Surchargée de travail, atteinte de la dysenterie amibienne, elle dût faire face en 1918 à l’épidémie de grippe espagnole et ne put partir se reposer en France qu’en 1920. Petit à petit, elle assume les charges médicales les plus diverses. À ses activités de soignante, elle joint celles d’éducatrice, formant le personnel infirmier, développant l’éducation sanitaire. Elle participe à la création de l’orphelinat de Mazagan, crée l’œuvre de la Goutte de lait et organise des colonies de vacances. Indépendamment de ses activités médicales et sociales, Eugénie Delanoë se passionne pour la musique et est à l’origine, en 1937, de la première manifestation artistique franco-musulmane de musique. Elle entretient des relations suivies avec les notables locaux ainsi qu’avec la famille impériale qui vient passer la saison estivale à Mazagan.

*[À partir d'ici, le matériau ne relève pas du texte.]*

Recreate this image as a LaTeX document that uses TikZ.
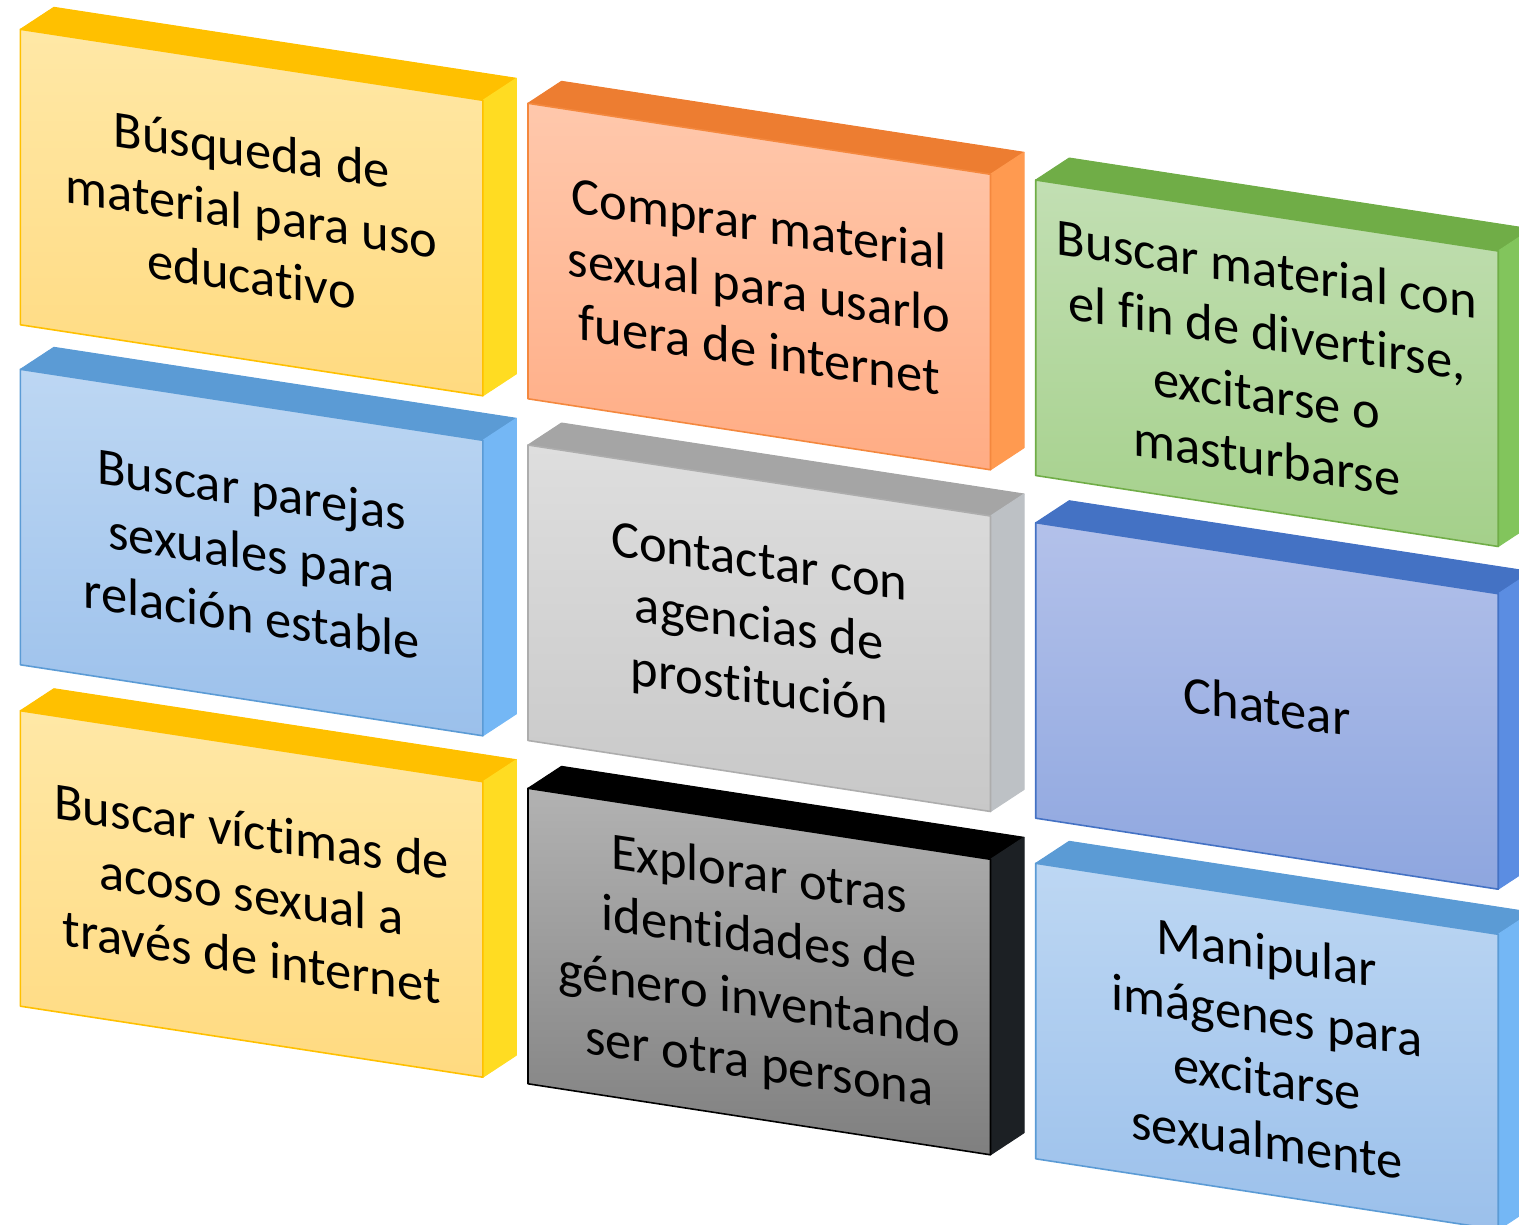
\documentclass[tikz,border=0pt]{standalone}
\usepackage{fontspec}
\setmainfont{Carlito}[Ligatures=NoCommon]
\definecolor{yelFt}{HTML}{FFE8A6}
\definecolor{yelFb}{HTML}{FFDA80}
\definecolor{yelT}{HTML}{FFC000}
\definecolor{yelS}{HTML}{FFDC22}
\definecolor{yelB}{HTML}{FFC000}
\definecolor{oraFt}{HTML}{FFC8AC}
\definecolor{oraFb}{HTML}{FFAC84}
\definecolor{oraT}{HTML}{ED7D31}
\definecolor{oraS}{HTML}{FF9A50}
\definecolor{oraB}{HTML}{F4883E}
\definecolor{greFt}{HTML}{C2DFB3}
\definecolor{greFb}{HTML}{A4D08A}
\definecolor{greT}{HTML}{70AD47}
\definecolor{greS}{HTML}{82C55C}
\definecolor{greB}{HTML}{70AD47}
\definecolor{bluFt}{HTML}{BDD7F3}
\definecolor{bluFb}{HTML}{9BC0EB}
\definecolor{bluT}{HTML}{5B9BD5}
\definecolor{bluS}{HTML}{74B7F5}
\definecolor{bluB}{HTML}{5B9BD5}
\definecolor{gryFt}{HTML}{DEDEDE}
\definecolor{gryFb}{HTML}{C8C8C8}
\definecolor{gryT}{HTML}{A5A5A5}
\definecolor{gryS}{HTML}{BDC1C5}
\definecolor{gryB}{HTML}{ADADAD}
\definecolor{indFt}{HTML}{B3C1EA}
\definecolor{indFb}{HTML}{8EA6DF}
\definecolor{indT}{HTML}{4472C4}
\definecolor{indS}{HTML}{5B8DE2}
\definecolor{indB}{HTML}{4472C4}
\definecolor{drkFt}{HTML}{B2B2B2}
\definecolor{drkFb}{HTML}{7F7F7F}
\definecolor{drkT}{HTML}{000000}
\definecolor{drkS}{HTML}{1C2024}
\definecolor{drkB}{HTML}{000000}
\tikzset{
  boxtext/.style={align=center, inner sep=0pt, text=black,
    font=\fontsize{52.5}{63}\selectfont, yslant=-0.1535}
}
% #1 X, #2 Y, #3 colour scheme, #4 name, #5 text
\newcommand\cubebox[5]{%
  \begin{scope}[shift={(#1,#2)}]
    \filldraw[fill=#3T, draw=#3T, line width=1pt, line join=round]
      (0,0) -- (462.5,71) -- (496,49) -- (33.5,-22) -- cycle;
    \filldraw[fill=#3S, draw=#3S, line width=1pt, line join=round]
      (462.5,71) -- (496,49) -- (496,344.5) -- (462.5,366.5) -- cycle;
    \shadedraw[top color=#3Ft, bottom color=#3Fb, draw=#3B, line width=1.6pt, line join=round]
      (0,0) -- (462.5,71) -- (462.5,366.5) -- (0,295.5) -- cycle;
    \node[boxtext] (#4) at (231.25,183.25) {#5};
  \end{scope}}
\begin{document}
\begin{tikzpicture}[x=1pt,y=-1pt]
  \useasboundingbox (0,0) rectangle (1519,1225);
  \clip (0,0) rectangle (1519,1225);
  \cubebox{20.4}{29.3}{yel}{b1}{Búsqueda de\\material para uso\\educativo}
  \cubebox{20.4}{369.3}{blu}{b4}{Buscar parejas\\sexuales para\\relación estable}
  \cubebox{20.4}{710.7}{yel}{b7}{Buscar víctimas de\\acoso sexual a\\través de internet}
  \cubebox{528}{103.3}{ora}{b2}{Comprar material\\sexual para usarlo\\fuera de internet}
  \cubebox{528}{445}{gry}{b5}{Contactar con\\agencias de\\prostitución}
  \cubebox{528}{788.3}{drk}{b8}{Explorar otras\\identidades de\\género inventando\\ser otra persona}
  \cubebox{1035.7}{180}{gre}{b3}{Buscar material con\\el fin de divertirse,\\excitarse o\\masturbarse}
  \cubebox{1035.7}{522.7}{ind}{b6}{Chatear}
  \cubebox{1035.7}{863.3}{blu}{b9}{Manipular\\imágenes para\\excitarse\\sexualmente}
\end{tikzpicture}
\end{document}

Lors d’une interview donnée à un journal local elle déclare: « J’ai appris à respecter les mœurs et les coutumes des populations que je dois aider. Je tâche toujours de ne pas les choquer et de les comprendre. J’ai appris l’arabe que je parle couramment pour être plus près de ceux que j’assiste. Aussi suis-je bien récompensée. Quand je vais dans un village, tout le monde sort des gourbis pour voir la “toubiba”, toucher ses vêtements, sa main et porter ensuite la leur à leur bouche pour un baiser. »

Eugénie Rubinsteïn-Delanoë et son mari Pierre Delanoë tous les deux sont enterrés dans le cimetière chrétien d’El Jadida.